Here's Why Stars Won't Be Buying Fur in Hollywood Anymore
Animal rights activists were doing the happy dance on Tuesday evening following some good news from the West Coast — specifically, Los Angeles.
The AP reports that a proposal to ban the sale of fur advanced in the City Council on Tuesday, however nothing is official quite yet. The council voted unanimously to direct the city attorney to draft an ordinance that would prohibit both the manufacturing and sale of fur products; however, they also directed the attorney to look into "how fur apparel is utilized by religious organizations, and possible exemptions, as well as potential conflicts with federal and state laws relating to sale of fur products derived from legally trapped animals." So there's that.
Should everything check out, the ban would go into effect two years after the approval of the ordinance. So, if all goes according to plan, the prohibition would begin sometime in 2020 at the earliest. It would also make Los Angeles the largest city in the U.S. to carry out such a ban.

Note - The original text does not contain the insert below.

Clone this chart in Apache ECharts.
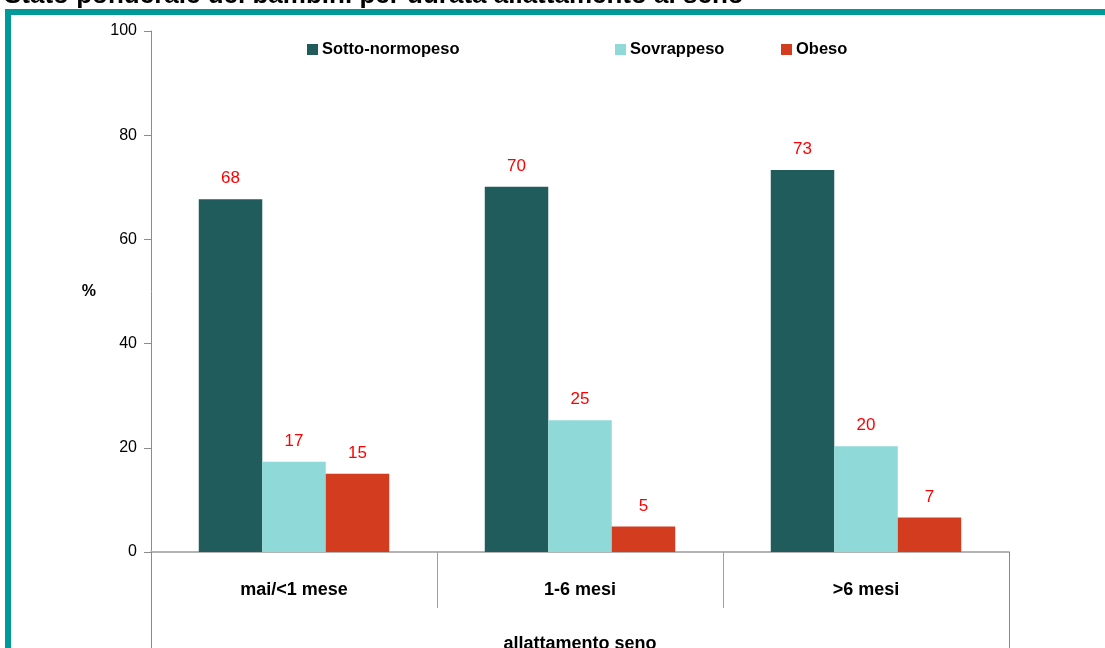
<!DOCTYPE html>
<html>
<head>
<meta charset="utf-8">
<script src="https://cdn.jsdelivr.net/npm/echarts@6/dist/echarts.min.js"></script>
<style>
  html, body { margin: 0; padding: 0; background: #ffffff; overflow: hidden; }
  #wrap { position: relative; width: 1105px; height: 648px; }
  #chart { position: absolute; left: 0; top: 0; width: 1105px; height: 648px; }
  #frame { position: absolute; left: 5px; top: 9px; width: 1100px; height: 639px;
           border-top: 6px solid #009999; border-left: 6px solid #009999; box-sizing: border-box; pointer-events: none; }
  #title { position: absolute; left: 4px; top: -21px; font: bold 26px "Liberation Sans", Arial, sans-serif; color: #000; white-space: nowrap; }
</style>
</head>
<body>
<div id="wrap">
  <div id="chart"></div>
  <div id="title">Stato ponderale dei bambini per durata allattamento al seno</div>
  <div id="frame"></div>
</div>
<script>
// ---- data ----
const categories = ['mai/<1 mese', '1-6 mesi', '>6 mesi'];
const outerCategory = ['allattamento seno'];
const sottoNormopeso = [67.7, 70.1, 73.3];
const sovrappeso = [17.3, 25.3, 20.3];
const obeso = [15.0, 4.9, 6.6];
const seriesNames = ['Sotto-normopeso', 'Sovrappeso', 'Obeso'];
const yTicks = [0, 20, 40, 60, 80, 100];

const FONT = '"Liberation Sans", Arial, sans-serif';
const colors = ['#1f5c5b', '#8fdad9', '#d33c1e'];

const chart = echarts.init(document.getElementById('chart'));

const labelCfg = {
  show: true,
  position: 'top',
  distance: 12,
  color: '#ff0000',
  fontFamily: FONT,
  fontSize: 17,
  formatter: p => Math.round(p.value)
};

function legendFor(name, left) {
  return {
    data: [name],
    left: left,
    top: 36,
    icon: 'rect',
    itemWidth: 11,
    itemHeight: 11,
    itemGap: 4,
    selectedMode: false,
    textStyle: { fontFamily: FONT, fontWeight: 'bold', fontSize: 16.5, color: '#000', padding: [0, 0, 0, -1] }
  };
}

chart.setOption({
  animation: false,
  backgroundColor: '#ffffff',
  color: colors,
  legend: [
    legendFor(seriesNames[0], 302),
    legendFor(seriesNames[1], 610),
    legendFor(seriesNames[2], 776)
  ],
  grid: { left: 151, right: 96, top: 31, bottom: 96, containLabel: false, outerBoundsMode: 'none' },
  xAxis: [
    {
      type: 'category',
      data: categories,
      position: 'bottom',
      axisLine: { show: true, lineStyle: { color: '#b4b4b4', width: 2 } },
      axisTick: { show: true, alignWithLabel: false, length: 56, lineStyle: { color: '#a0a0a0', width: 1 } },
      axisLabel: { margin: 29, fontFamily: FONT, fontWeight: 'bold', fontSize: 18, color: '#000' },
      splitLine: { show: false }
    },
    {
      type: 'category',
      data: outerCategory,
      position: 'bottom',
      axisLine: { show: false },
      axisTick: { show: true, alignWithLabel: false, length: 100, lineStyle: { color: '#888888', width: 1 } },
      axisLabel: { margin: 83, fontFamily: FONT, fontWeight: 'bold', fontSize: 18, color: '#000' },
      splitLine: { show: false }
    }
  ],
  yAxis: {
    type: 'value',
    min: yTicks[0],
    max: yTicks[yTicks.length - 1],
    interval: yTicks[1] - yTicks[0],
    name: '%',
    nameLocation: 'middle',
    nameRotate: 0,
    nameGap: 55,
    nameTextStyle: { fontFamily: FONT, fontWeight: 'bold', fontSize: 16, color: '#000' },
    axisLine: { show: true, lineStyle: { color: '#8c8c8c', width: 1 } },
    axisTick: { show: true, length: 7, lineStyle: { color: '#8c8c8c' } },
    axisLabel: { margin: 14, fontFamily: FONT, fontSize: 16, color: '#000' },
    splitLine: { show: false }
  },
  series: [
    { name: seriesNames[0], type: 'bar', data: sottoNormopeso, barGap: '0%', barCategoryGap: '33.4%', label: labelCfg,
      itemStyle: { color: colors[0] } },
    { name: seriesNames[1], type: 'bar', data: sovrappeso, barGap: '0%', barCategoryGap: '33.4%', label: labelCfg,
      itemStyle: { color: colors[1] } },
    { name: seriesNames[2], type: 'bar', data: obeso, barGap: '0%', barCategoryGap: '33.4%', label: labelCfg,
      itemStyle: { color: colors[2] } }
  ]
});
</script>
</body>
</html>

Though animal rights activists and organizations like PETA (People for the Ethical Treatment of Animals) have been lobbying for such legislation for years (decades, really), it wasn't until relatively recently that larger luxury brands — the biggest culprits — really began to take notice. Last December, Michael Kors made the commitment to going fur free, and earlier this year, Burberry announced, too, that it would no longer use fur in its designs. Longtime animal rights and sustainability advocate Stella McCartney, as well as Gucci, Versace, Giorgio Armani, Tommy Hilfiger and John Galliano are among the other global brands that have also made a commitment to ditch fur.
Of course, a number of celebrities, including Charlize Theron, Pam Anderson an Meghan Markle (according to her close pals), and First Lady Melania Trump have also chosen not to wear fur. This very magazine no longer prints fur products in its pages either.
It's true that it might be easier for Los Angeles to embrace the ban given that it doesn't have the brutal winters that America's fashion capital New York City suffers from on an annual basis. (Although there are plenty of alternatives, people!) But that's not to say that the city never had it's fair sure of furs. In the early days of Hollywood, a fur stole was a common accessory, and even Barbra Streisand wasn't about to turn down a fur coat for the 2004 L.A. premiere of Meet the Fockers.
As much as we love an extra red carpet look, we have a feeling that Streisand can bring it sans fur, too.